Advisor: Simon Pukrop
 

Topic 15:   Finite-time Analysis of the Multiarmed Bandit Problem

Reinforcement learning policies face the exploration versus exploitation dilemma, i.e. the search for a balance between exploring the environment to find profitable actions while taking the empirically best action as often as possible. A popular measure of a policy’s success in addressing this dilemma is the regret, that is the loss due to the fact that the globally optimal policy is not followed all the times. One of the simplest examples of the exploration/exploitation dilemma is the multi-armed bandit problem. Lai and Robbins were the first ones to show that the regret for this problem has to grow at least logarithmically in the number of plays. Since then, policies which asymptotically achieve this regret have been devised by Lai and Robbins and many others. In this work we show that the optimal logarithmic regret is also achievable uniformly over time, with simple and efficient policies, and for all reward distributions with bounded support.

Literature:

Advisor: Jonas Hanselle  

 


Submission of your Seminar Thesis

The thesis has to be created with LaTeX using our customized template, which you can download here, or you can clone the git-repository. We will create a complete volume consisting of all submissions.

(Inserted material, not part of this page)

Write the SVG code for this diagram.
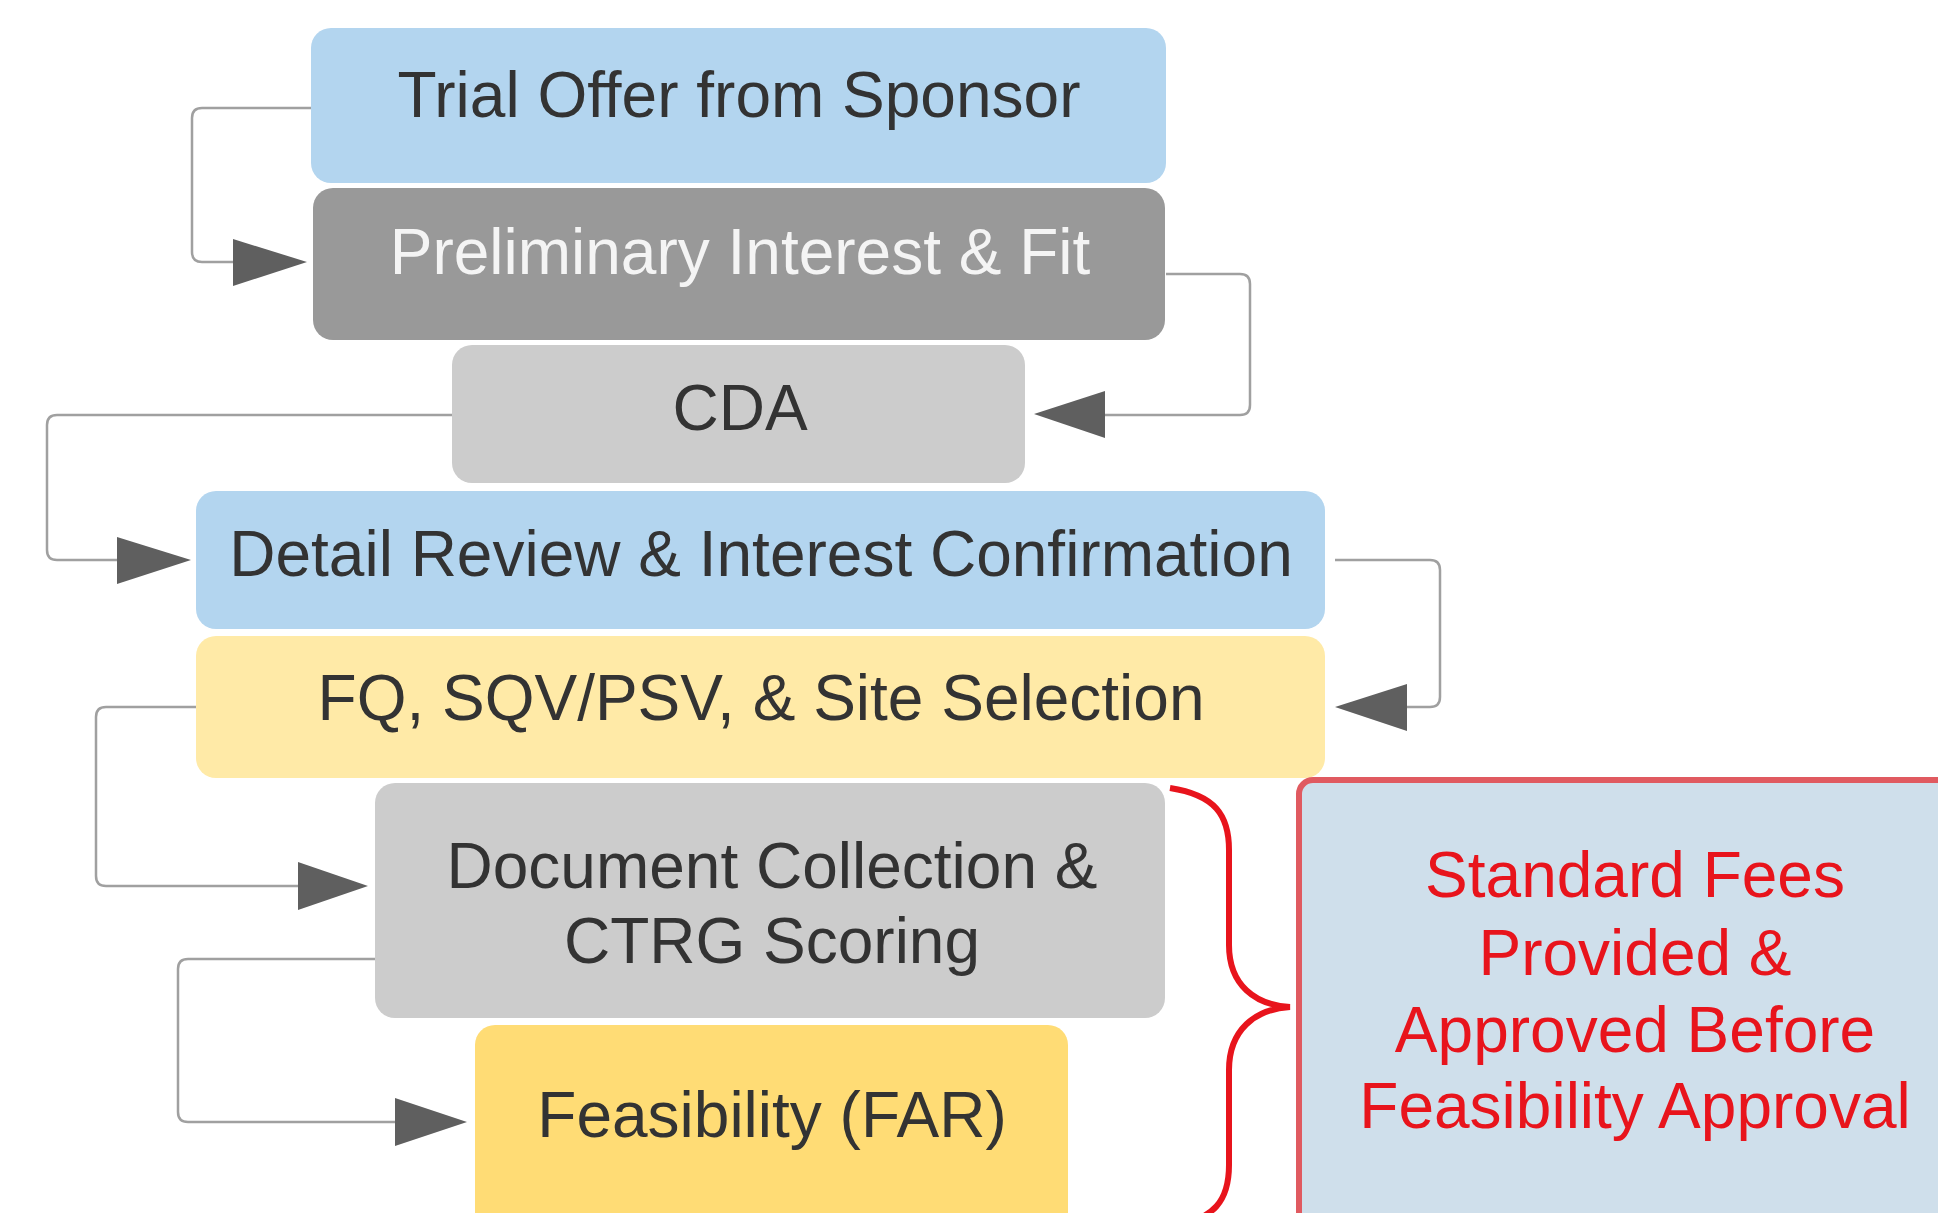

You have to submit the LaTeX sources (your subfolder from the template is enough) AND a complete pdf of your seminar thesis. All files should be contained in only one zip or tar.gz file. Please do NOT include your matriculation number in your thesis.

For the LaTeX document you have to follow the following rules:

  • Each author gets his own prefix. (Example: the author "Matthias Fischer" gets his unique prefix "MaFi". Make sure there are no conflicts with other students.)
  • All your LaTeX files and pictures have to be contained in a single subfolder of the template using your prefix as name.
  • There is only one "*.tex" file for your complete seminar thesis.
  • The name of your LaTeX file consists only of your prefix supplemented by the suffix ".tex" (e.g., "MaFi.tex").
  • You can modify the "SI" folder and "SI.tex" in the template as a starting point.
  • The document must be compiled with pdflatex. Hence, pictures must be included as pdf, jpg or png.
  • To compile the document, you need to include your LaTeX file by adding the command "\includeseminar{...}" to the "main.tex" file in the root folder. (e.g., "\includeseminar{MaFi/MaFi}")
  • Your file must be encoded in UTF-8.
  • Your highest breakdown-level is \section. (Thus, you can use \section, \subsection, \subsubsection, \paragraph, etc.)
  • To distinguish all self-defined commands, labels and references, each author gets his own prefix. (Example: the author "Matthias Fischer" gets his unique prefix "MaFi".)
  • Each command, label and reference consists of the prefix, followed by an individual identifier. Thus, if Matthias wants to call a label "myCoolLabel", the label has to be defined by \label{MaFi:MyCoolLabel}.
  • After the \maketitle call in your LaTeX document, you have to add your abstract with the command "\abstract{ ... }". After the abstract add your local table of contents with the commands "\makeminitoc".
  • We only use the svmult theorem environment. This means, the option "nospthms" and the package "amsthm" can not be used. (The package "amsthm" is not compatible to "svmult".)
  • We do not use the BibTeX compiler to process literature references. Instead of this, you have to add your literature references like presented in the template file "SI.tex". You have to follow the style given in the template file, i.e., "author, title, year,...".
  • To format the pseudocode of your algorithms you can either use algorithmicx together with its floating environment "algorithm" from the package algorithms, or you can use the listings environment. We recommend to start with predefined commands as given by package algpseudocode. We do not use the package "algorithmic".
  • You are not allowed to modify the "main.tex" file (apart from the \includeseminar command) or any other file in the root folder of the template. This also means, that you cannot use any other packages as specified in the main file.